Hacker News new | ask | show | jobs
by hatsix 3496 days ago
Parse this file and tell me the total of all $ amounts, and the line where we've reached 50% of the total $.

How do you approach this problem and break it down.

I've seen problems like this solved by looping through the file twice, because they answer one question at a time...

But I'm hoping there is something out there that can teach the general process of breaking down the problem, identifying loops, identifying generalizable code, and anything else that needs to happen before your code can work.

1 comments

I have no idea if this works (it did for 3 test cases), and I still end up reading through the array (but not the file) twice.

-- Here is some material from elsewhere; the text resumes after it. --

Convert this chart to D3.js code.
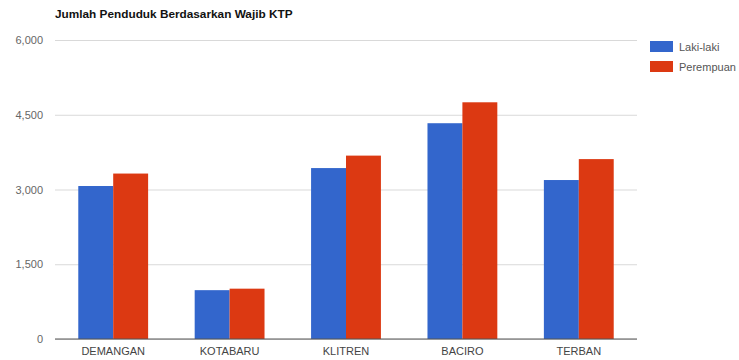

  # assuming file with $100\n$200\n$23\n$50 etc.
  linenum_vals = []
  with open('numbers.txt') as input_file:
      for i, line in enumerate(input_file):
         try:
             linenum_vals.append([i, float(line[:-1][1:])])
         except ValueError:
             print("Not a number value on line", i)
  
  total = 0
  for i in linenum_vals:
      total += i[1]
  
  half = total/2.0
  
  for p in range(len(linenum_vals)):
      if linenum_vals[p][1] == half:
          print("Half of total found on line", linenum_vals[p][0])
          break
      else:
          if linenum_vals[p-1][1] < half and linenum_vals[p][1] > half:
              print("Half of total in between lines", p-1, p)
              break
          else:
              if p+1 != len(linenum_vals):
                  if linenum_vals[p][1] < half and linenum_vals[p+1][1] > half:
                      print("Half of total in between lines", p, p+1)
                      break
          print("Half of total wasn't found in the file.") # probably because the list of values isn't in order
          
What way would you do it? I feel like I'm missing something.
I would probably keep a running total as I read through each line, then store `line_number: running_total` in a dictionary.

At the end, return the highest key in the dictionary for your total, and then run a reduce that returns the first key/value pair that is >= half the total

Thinking a little outside of the box - but if you could sort the lines by amount in ascending order, then total from both ends, take half after each addition, then shift a pointer to where "about half" would be based on where you were in the totaling (and which end) as you go.

I don't have any specific implementation - or if this idea would even work - but I do think sorting the lines first might be of help toward a better solution (I could be completely wrong on this). As well as tackling the totaling and checking from both ends of the list.

You'd have to keep track of everything, of course, in order to know at the end where in the -real list- (unsorted) the half-way total point is at. If this idea has any merit at least.